Brazil’s central bank has caused uproar by proposing to drop relatives and close associates from the definition of “politically exposed persons” under the country’s anti-money laundering rules.
The changes were revealed in an exposure draft released for public comment by Banco Central do Brasil (BCB), the country's central bank, on January 17 — eliciting a barrage of comments from respondents, most of them negative.
The bank previously said that politically exposed persons (PEPs) included the “representatives, family members, and others from close relationships” with those who have held public office in Brazil or elsewhere in the preceding five years.
This definition is missing from the latest draft.
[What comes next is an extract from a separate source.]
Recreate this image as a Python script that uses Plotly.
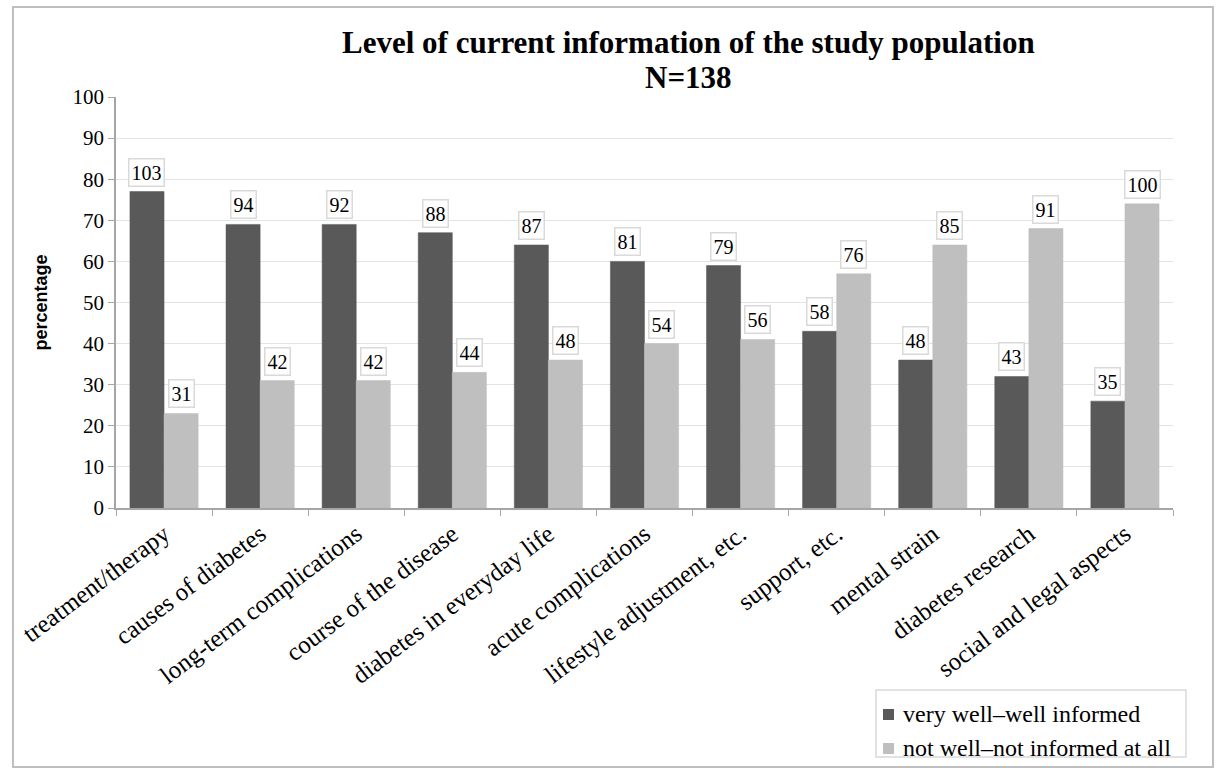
import plotly.graph_objects as go

# Topics of information
topics = [
    "treatment/therapy", "causes of diabetes", "long-term complications",
    "course of the disease", "diabetes in everyday life", "acute complications",
    "lifestyle adjustment, etc.", "support, etc.", "mental strain",
    "diabetes research", "social and legal aspects",
]

# Share of respondents (%) per group
pct_informed = [77, 69, 69, 67, 64, 60, 59, 43, 36, 32, 26]
pct_not_informed = [23, 31, 31, 33, 36, 40, 41, 57, 64, 68, 74]

# Number of respondents per group (N=138)
n_informed = [103, 94, 92, 88, 87, 81, 79, 58, 48, 43, 35]
n_not_informed = [31, 42, 42, 44, 48, 54, 56, 76, 85, 91, 100]

series_names = ["very well\u2013well informed", "not well\u2013not informed at all"]

y_ticks = list(range(0, 101, 10))

title_lines = ["Level of current information of the study population", "N=138"]

SERIF = "Liberation Serif, Times New Roman, serif"
SANS = "Liberation Sans, Arial, sans-serif"
DARK = "#595959"
LIGHT = "#bfbfbf"
colors = [DARK, LIGHT]

W, H = 1216, 768
M_L, M_R, M_T, M_B = 116, 43, 97, 260
PLOT_W = W - M_L - M_R
PLOT_H = H - M_T - M_B


def px_x(px):
    """page pixel column -> paper x"""
    return (px - M_L) / PLOT_W


def px_y(py):
    """page pixel row -> paper y"""
    return (H - M_B - py) / PLOT_H


fig = go.Figure()
for name, vals, col in zip(series_names, (pct_informed, pct_not_informed), colors):
    fig.add_trace(go.Bar(
        x=topics, y=vals, name=name,
        marker=dict(color=col, line=dict(color=col, width=0.5)),
    ))

BARGAP = 0.29
half = (1 - BARGAP) / 4  # centre offset of each bar inside its group

annotations = []
for i in range(len(topics)):
    for off, val, n in ((-half, pct_informed[i], n_informed[i]),
                        (half, pct_not_informed[i], n_not_informed[i])):
        annotations.append(dict(
            x=i + off, y=val, xref="x", yref="y",
            text=str(n), showarrow=False, yanchor="bottom", yshift=5,
            font=dict(family=SERIF, size=20, color="#000000"),
            bgcolor="#ffffff", bordercolor="#d9d9d9", borderwidth=1.5,
            borderpad=2,
        ))

# two-line bold title
for text, ypix in zip(title_lines, (42, 77)):
    annotations.append(dict(
        x=0.542, xref="paper", y=px_y(ypix), yref="paper",
        xanchor="center", yanchor="middle", showarrow=False,
        text=f"<b>{text}</b>",
        font=dict(family=SERIF, size=31, color="#000000"),
    ))

# outer frame of the chart
shapes = [dict(
    type="rect", xref="paper", yref="paper",
    x0=px_x(13), x1=px_x(1213), y0=px_y(767), y1=px_y(7),
    line=dict(color="#bfbfbf", width=2), fillcolor="rgba(0,0,0,0)", layer="below",
)]

# legend box with square keys, bottom right
shapes.append(dict(
    type="rect", xref="paper", yref="paper",
    x0=px_x(876), x1=px_x(1186), y0=px_y(757), y1=px_y(690),
    line=dict(color="#d9d9d9", width=1.5), fillcolor="#ffffff", layer="above",
))
for k, (name, col) in enumerate(zip(series_names, colors)):
    yc = 714 + 34 * k
    shapes.append(dict(
        type="rect", xref="paper", yref="paper",
        x0=px_x(883), x1=px_x(894), y0=px_y(yc + 6), y1=px_y(yc - 5),
        line=dict(width=0), fillcolor=col, layer="above",
    ))
    annotations.append(dict(
        x=px_x(901), y=px_y(yc), xref="paper", yref="paper",
        xanchor="left", yanchor="middle", showarrow=False, text=name,
        font=dict(family=SERIF, size=24, color="#000000"),
    ))

fig.update_layout(
    width=W, height=H,
    margin=dict(l=M_L, r=M_R, t=M_T, b=M_B),
    paper_bgcolor="#ffffff", plot_bgcolor="#ffffff",
    barmode="group", bargap=BARGAP, bargroupgap=0,
    showlegend=False,
    xaxis=dict(
        type="category", tickangle=-37, tickson="boundaries",
        ticks="outside", ticklen=6, tickcolor="#a6a6a6",
        showline=True, linecolor="#a6a6a6", linewidth=1.5,
        showgrid=False, automargin=False,
        tickfont=dict(family=SERIF, size=25, color="#000000"),
    ),
    yaxis=dict(
        range=[0, 100], tickvals=y_ticks, ticks="outside", ticklen=6,
        tickcolor="#a6a6a6", showline=True, linecolor="#a6a6a6", linewidth=1.5,
        gridcolor="#e3e3e3", gridwidth=1, zeroline=False, automargin=False,
        tickfont=dict(family=SERIF, size=21, color="#000000"),
        title=dict(text="<b>percentage</b>", standoff=20,
                   font=dict(family=SANS, size=18, color="#000000")),
    ),
    annotations=annotations,
    shapes=shapes,
)

fig.write_html("out.html")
Instead, the central bank said the guidelines will shift compliance to a risk-based approach that will make anti-money laundering and counter-terrorist financing more “rigid, comprehensive and efficient”.
In a press release issued after fierce criticism, the BCB said the new approach will require financial institutions “to monitor and analyse all financial transactions, regardless of value or type of person, and report everything suspicious”, and insisted the rules are consistent with Financial Action Task Force (FATF) recommendations.
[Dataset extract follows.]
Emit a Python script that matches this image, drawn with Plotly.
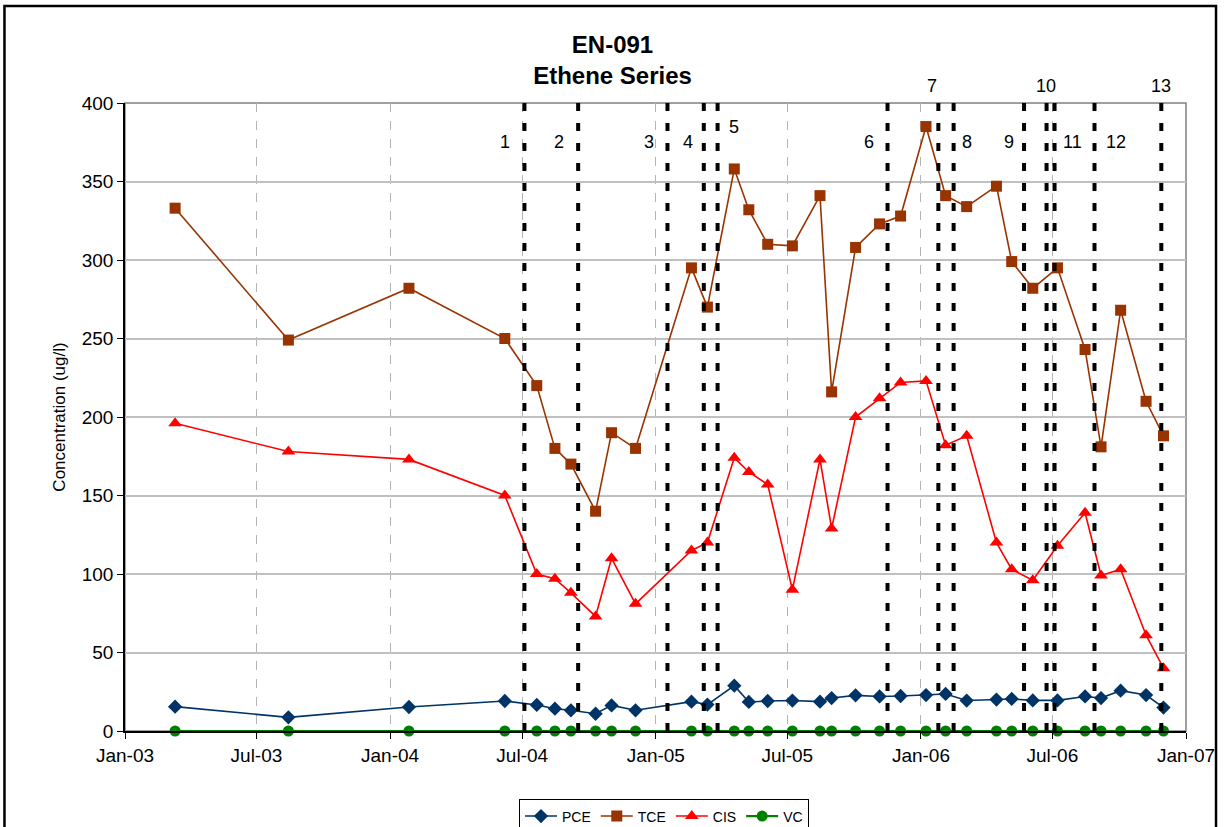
import plotly.graph_objects as go

# ---------------- data ----------------
dates = [
    "2003-03-11", "2003-08-14", "2004-01-27", "2004-06-07", "2004-07-21",
    "2004-08-15", "2004-09-06", "2004-10-10", "2004-11-01", "2004-12-04",
    "2005-02-19", "2005-03-13", "2005-04-19", "2005-05-09", "2005-06-04",
    "2005-07-08", "2005-08-15", "2005-08-31", "2005-10-03", "2005-11-05",
    "2005-12-04", "2006-01-08", "2006-02-04", "2006-03-05", "2006-04-15",
    "2006-05-06", "2006-06-04", "2006-07-08", "2006-08-15", "2006-09-06",
    "2006-10-03", "2006-11-07", "2006-12-01",
]
pce = [15.5, 8.7, 15.3, 19.1, 16.6, 14.2, 13.2, 11.0, 16.3, 13.2,
       18.7, 16.8, 28.9, 18.5, 19.1, 19.4, 18.7, 21.0, 22.7, 22.0,
       22.3, 22.9, 23.6, 19.4, 20.0, 20.4, 19.5, 19.5, 22.0, 21.0,
       25.7, 22.9, 14.9]
tce = [333, 249, 282, 250, 220, 180, 170, 140, 190, 180,
       295, 270, 358, 332, 310, 309, 341, 216, 308, 323,
       328, 385, 341, 334, 347, 299, 282, 295, 243, 181,
       268, 210, 188]
cis = [196, 178, 173, 150, 100, 97, 88, 73, 110, 81,
       115, 120, 174, 165, 157, 90, 173, 129, 200, 212,
       222, 223, 182, 188, 120, 103, 96, 118, 139, 99,
       103, 61, 40]
vc = [0] * len(dates)

event_dates = ["2004-07-04", "2004-09-16", "2005-01-17", "2005-03-08", "2005-03-27",
               "2005-11-16", "2006-01-25", "2006-02-15", "2006-05-23", "2006-06-23",
               "2006-07-04", "2006-08-28", "2006-11-28"]
event_labels = ["1", "2", "3", "4", "5", "6", "7", "8", "9", "10", "11", "12", "13"]
label_dates = ["2004-06-07", "2004-08-20", "2004-12-23", "2005-02-14", "2005-04-19",
               "2005-10-22", "2006-01-16", "2006-03-06", "2006-05-02", "2006-06-22",
               "2006-07-29", "2006-09-26", "2006-11-27"]
label_levels = [375, 375, 375, 375, 385, 375, 411, 375, 375, 411, 375, 375, 411]

Y_MAX = 400
FONT = "Liberation Sans, Arial, sans-serif"

fig = go.Figure()

series = [
    ("PCE", pce, "#003366", "diamond", 11, 1.6),
    ("TCE", tce, "#993300", "square", 11, 1.6),
    ("CIS", cis, "#FF0000", "triangle-up", 12, 1.6),
    ("VC", vc, "#008000", "circle", 11, 2.2),
]
for name, vals, col, sym, sz, lw in series:
    fig.add_trace(go.Scatter(
        x=dates, y=vals, name=name, mode="lines+markers",
        line=dict(color=col, width=lw),
        marker=dict(symbol=sym, size=sz, color=col, line=dict(color=col, width=0)),
        cliponaxis=False,
    ))

shapes = []
# plot-area frame (gray)
shapes.append(dict(type="rect", xref="paper", yref="paper", x0=0, x1=1, y0=0, y1=1,
                   line=dict(color="#808080", width=1.5), layer="below"))
# outer chart border
shapes.append(dict(type="rect", xref="paper", yref="paper",
                   x0=-0.1136, x1=1.0283, y0=-0.18, y1=1.1545,
                   line=dict(color="black", width=2.5), layer="below"))
for d in event_dates:
    shapes.append(dict(type="line", xref="x", yref="paper", x0=d, x1=d, y0=1, y1=0,
                       line=dict(color="black", width=4, dash="8px,12px"), layer="above"))

annotations = []
for t, d, lv in zip(event_labels, label_dates, label_levels):
    annotations.append(dict(x=d, y=lv / Y_MAX, xref="x", yref="paper", text=t,
                            showarrow=False,
                            font=dict(family=FONT, size=18, color="black"),
                            xanchor="center", yanchor="middle"))

fig.update_layout(
    width=1225, height=827,
    margin=dict(l=125, r=39, t=103, b=96, autoexpand=False),
    paper_bgcolor="white", plot_bgcolor="white",
    font=dict(family=FONT, color="black"),
    title=dict(text="<b>EN-091<br>Ethene Series</b>", x=0.5, xref="container",
               y=1 - 53 / 827, yref="container", yanchor="top",
               font=dict(family=FONT, size=24, color="black")),
    showlegend=True,
    legend=dict(orientation="h", x=0.508, xanchor="center", y=-0.109, yanchor="top",
                bordercolor="black", borderwidth=1, bgcolor="white",
                font=dict(family=FONT, size=14), itemwidth=32,
                tracegroupgap=0),
    shapes=shapes,
    annotations=annotations,
)
fig.update_xaxes(
    type="date", range=["2003-01-01", "2007-01-01"],
    tick0="2003-01-01", dtick="M6", tickformat="%b-%y",
    showgrid=True, gridcolor="#b4b4b4", griddash="dash", gridwidth=1,
    showline=True, linecolor="black", linewidth=1.5,
    ticks="outside", ticklen=6, tickcolor="black",
    tickfont=dict(family=FONT, size=19), zeroline=False,
)
fig.update_yaxes(
    range=[0, Y_MAX], dtick=50, tick0=0,
    showgrid=True, gridcolor="#c0c0c0", gridwidth=1.5,
    showline=True, linecolor="black", linewidth=1.5,
    ticks="outside", ticklen=6, tickcolor="black",
    tickfont=dict(family=FONT, size=19), zeroline=False,
    title=dict(text="Concentration (ug/l)", font=dict(family=FONT, size=17), standoff=12),
)

fig.write_html("out.html", config={"displayModeBar": False},
               post_script="document.body.style.margin='0';")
“It would no longer make sense to establish a reporting threshold, but instead make it clear that suspicious transactions of any value should be reported, which broadens the scope of relevant reports,” the bank said.
The regulator’s entreaties were insufficient to dampen howls of criticism from the country’s legal profession. One high-profile prosecutor decried them as “hampering the investigation of money laundering”.
André Martinez, a public attorney and former compliance officer with Banco Itaú, a private bank, told PaymentsCompliance that if the BCB pressed ahead with the changes it would be a blow to fighting corruption in South America’s largest economy.
“The intent of PEPs rules has always been to look at these clients, public agents, or other closely connected relatives, with special care and thus to observe their financial transactions more closely and in more detail in respect to KYC (know your customer),” he said.
“Removing the close relatives of people of high political and social relevance from the surveillance spectrum would be a setback.”
A spokesperson for the BCB did not respond to a request for comment.
The furore has coincided with revelations in the Brazilian media that Flavio Bolsonaro, the son of recently elected president Jair Bolsonaro, received 48 suspicious deposits into his account while he served as a state legislator, which are reportedly being probed by Brazil’s financial intelligence unit, the Council for Financial Activities Control.
Earlier this month, a Supreme Court judge suspended an investigation into why BRL1.2m ($320,000) slushed through the bank account of Bolsonaro’s former driver in 2016/17.
Bolsonaro’s lawyers reportedly argued that he now enjoys certain legal protections following his election to the federal Senate. He denies any wrongdoing.
“If it is at the core of money laundering transactions or proceedings to hide the money, you would hide your money with people you trust — so who better to trust than your family members or close associates?” said Heloísa Estellita of FGV São Paulo.
There is no indication the scandal is linked to the changes drafted by the BCB, which is generally seen in the country as a highly effective and transparent regulator.
However, the high-profile case could not be “a better example of how important it is that the scope [of the defintion] also reaches family members and close associates”, said Heloísa Estellita, a law professor at FGV São Paulo, a think tank and university.
“If it is at the core of money laundering transactions or proceedings to hide the money, you would hide your money with people you trust — so who better to trust than your family members or close associates?”
The BCB’s move “really doesn’t make any sense”, she argued, suggesting that “if the draft is passed, banks will neither monitor nor consequently submit SARs regarding PEPs’ family or close associates”.
She said the authority of the regulator to alter the definition of a PEP could be challenged in court, however, and that the Council for Financial Activities Control has not indicated any willingness to change its own definition, which still includes relatives and close associates.
Brazilian banks that operate offshore are also likely to continue conducting customer due diligence on the politically exposed using the current definition, Estellita added, to remain compliant with anti-money laundering rules in jurisdictions such as the EU.
She said she would be surprised if the changes to PEPs survived the eviscerating consultation process and make into the final regulations. “We — I mean scholars and criminal lawyers — really believe the central bank will not keep this restriction.”
In recent years Brazilian politics has been thrown into turmoil by vast corruption cases involving some of the countries most senior politicians in the since turfed-out Workers’ Party.
A former president, Luiz Inacio Lula da Silva, was sentenced to 12 years in jail for his involvement in “Operation Car Wash”, which involved bribery at the state-owned oil giant Petrobras.
The country’s president between August 2016 and December 2018, Michel Temer, was also charged in a separate corruption case.
This week Brazil received its worst score card in seven years on Transparency International’s annual Corruption Perceptions Index, dropping two spots to 105 out of 180 countries ranked. Given the result, “Brazil should consider increasing the number of PEPs, and not the opposite”, Martinez argued.